The building, founded on steel piles, is built in load-bearing masonry and reinforced concrete. Its four floors host sixteen subsidized housing apartments served by a central stair and elevator. The roof is cladded in copper, the exterior façades are plastered with natural grey sand plaster and left unpainted. The inner court and the loggias are finished in white stucco (marmorino). The window sills and lintels and the base cladding are in white Istria stone, the window frames are in hemlock wood and the shutters are in water-resistant plywood painted in a blue-grey colour.
A new architecture in Venice cannot really be “innocent”, pure, content of its own existence: the uniqueness of the city – but more than that the literary and touristic commonplaces which overdubbed its reality, sometimes melting it in a sentimental pastiche – requires “oblique” strategies.

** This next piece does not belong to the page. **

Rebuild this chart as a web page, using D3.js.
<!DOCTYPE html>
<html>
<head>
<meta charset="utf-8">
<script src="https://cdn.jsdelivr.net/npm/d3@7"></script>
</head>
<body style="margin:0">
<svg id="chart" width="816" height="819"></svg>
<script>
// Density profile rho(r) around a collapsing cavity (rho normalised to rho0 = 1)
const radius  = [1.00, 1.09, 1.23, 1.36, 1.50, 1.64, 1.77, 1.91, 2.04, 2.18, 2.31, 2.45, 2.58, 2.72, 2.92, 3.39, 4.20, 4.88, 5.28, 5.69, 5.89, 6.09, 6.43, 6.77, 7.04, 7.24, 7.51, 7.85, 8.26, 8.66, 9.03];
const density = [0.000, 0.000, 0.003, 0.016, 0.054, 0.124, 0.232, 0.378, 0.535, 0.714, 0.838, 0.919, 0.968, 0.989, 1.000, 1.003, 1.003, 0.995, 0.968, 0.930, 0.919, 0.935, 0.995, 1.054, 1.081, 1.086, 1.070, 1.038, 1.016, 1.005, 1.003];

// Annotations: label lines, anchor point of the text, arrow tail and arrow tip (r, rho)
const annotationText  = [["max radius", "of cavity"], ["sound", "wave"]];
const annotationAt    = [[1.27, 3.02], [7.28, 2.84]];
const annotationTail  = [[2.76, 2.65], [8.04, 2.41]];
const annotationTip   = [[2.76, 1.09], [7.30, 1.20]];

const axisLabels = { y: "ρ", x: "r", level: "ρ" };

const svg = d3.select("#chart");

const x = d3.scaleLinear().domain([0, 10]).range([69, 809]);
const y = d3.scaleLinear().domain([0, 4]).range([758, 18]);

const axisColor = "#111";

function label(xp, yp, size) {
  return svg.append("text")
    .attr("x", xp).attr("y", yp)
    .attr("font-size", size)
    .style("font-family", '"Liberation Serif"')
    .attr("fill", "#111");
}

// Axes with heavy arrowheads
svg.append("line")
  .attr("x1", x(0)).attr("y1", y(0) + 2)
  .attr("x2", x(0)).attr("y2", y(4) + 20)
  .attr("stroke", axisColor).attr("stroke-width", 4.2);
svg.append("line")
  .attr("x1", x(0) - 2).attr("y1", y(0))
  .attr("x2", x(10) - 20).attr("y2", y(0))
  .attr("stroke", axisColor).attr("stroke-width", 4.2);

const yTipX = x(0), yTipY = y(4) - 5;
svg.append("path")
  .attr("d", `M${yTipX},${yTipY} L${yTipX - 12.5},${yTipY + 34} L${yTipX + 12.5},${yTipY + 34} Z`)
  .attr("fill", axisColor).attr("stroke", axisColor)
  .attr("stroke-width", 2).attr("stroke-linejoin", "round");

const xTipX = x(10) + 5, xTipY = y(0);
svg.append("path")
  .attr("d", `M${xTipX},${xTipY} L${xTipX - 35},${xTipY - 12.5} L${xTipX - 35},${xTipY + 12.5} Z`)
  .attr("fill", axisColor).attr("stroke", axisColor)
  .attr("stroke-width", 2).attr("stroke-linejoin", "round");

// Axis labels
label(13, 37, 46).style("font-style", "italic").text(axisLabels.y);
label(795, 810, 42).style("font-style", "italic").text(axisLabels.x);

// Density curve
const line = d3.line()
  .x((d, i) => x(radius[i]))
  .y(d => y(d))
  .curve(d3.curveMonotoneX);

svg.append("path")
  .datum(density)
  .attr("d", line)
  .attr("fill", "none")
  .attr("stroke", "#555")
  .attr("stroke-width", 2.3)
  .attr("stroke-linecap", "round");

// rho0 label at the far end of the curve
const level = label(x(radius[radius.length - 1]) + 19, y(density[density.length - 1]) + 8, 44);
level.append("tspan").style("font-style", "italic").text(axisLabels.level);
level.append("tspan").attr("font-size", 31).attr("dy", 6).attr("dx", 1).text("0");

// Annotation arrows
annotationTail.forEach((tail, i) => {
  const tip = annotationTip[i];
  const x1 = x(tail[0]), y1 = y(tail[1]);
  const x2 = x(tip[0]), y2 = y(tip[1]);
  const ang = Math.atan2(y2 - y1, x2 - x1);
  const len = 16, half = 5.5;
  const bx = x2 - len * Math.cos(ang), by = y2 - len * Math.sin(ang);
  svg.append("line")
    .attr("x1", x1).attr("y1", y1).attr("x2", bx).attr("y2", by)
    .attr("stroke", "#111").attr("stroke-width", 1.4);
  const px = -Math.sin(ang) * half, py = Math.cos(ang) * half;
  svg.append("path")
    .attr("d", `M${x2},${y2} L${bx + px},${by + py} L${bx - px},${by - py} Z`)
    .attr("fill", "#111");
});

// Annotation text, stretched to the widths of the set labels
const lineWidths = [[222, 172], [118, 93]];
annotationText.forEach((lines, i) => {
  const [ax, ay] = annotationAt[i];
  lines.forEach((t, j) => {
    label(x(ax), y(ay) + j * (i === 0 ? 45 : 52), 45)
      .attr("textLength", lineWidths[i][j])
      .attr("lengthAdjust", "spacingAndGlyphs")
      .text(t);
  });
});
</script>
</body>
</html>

If the materials and the technical solutions of the building are very traditional, the details of their use reveal the impossibility of an historicist replica.

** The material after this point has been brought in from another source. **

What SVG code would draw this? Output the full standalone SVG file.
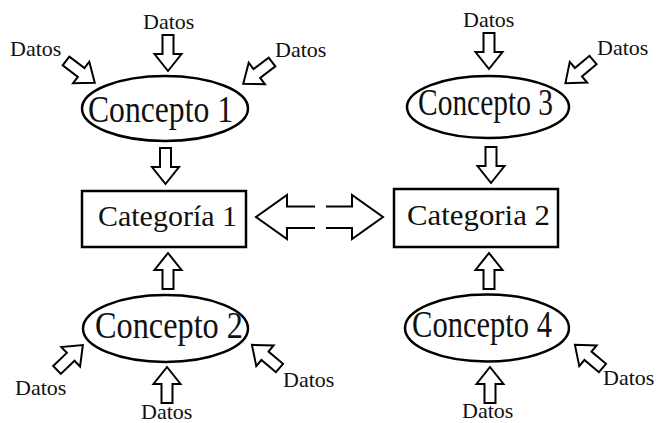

The façades have only three kinds of window openings; their irregular disposition follows the varying floor plans of the apartments, and is arranged to maximize the views toward the Redentore apse, the canals, the Laguna; but the result of the window pattern on the façades could also be read as a hyper-reactive reply to the contemporary need of “picturesqueness” which substituted the natural process of additions and modifications of the city over time.
The crowning of the perimeter walls hides the gable roof required by the local prescriptions, reconducting the volume to an abstract image which is doubled by the reflection in the canal waters; the “wound” of the white-stuccoed courtyard reveals odd intersections with the roof eaves, generating an irregular silhouette which suggest a less formal inner domestic life.
Beside its specific attributes generated by the very constrained technical and economical reality of subsidized housing, the project is trying to establish a contemporary attitude toward our urban landscape, which treasures the spatial and formal innovations of the Modern Movement without being trapped into its Sachlichkeit moralisms. Walter Benjamin prophetically understood the complex relationships between “high-brow” and “popular” culture in the age of technical reproduction; today, we wonder over the possibilities of contemporary architecture to employ the resonances of the well-known and the banal without falling into the pastiches of commercial architecture.
The resistance to urban Kitsch, at least in Venice, cannot take the simple forms of “structural honesty” or adopt fashionable avant-garde attitudes, but forces us to question again the problems of modernity versus permanence, individuality versus the collective artefact of the city.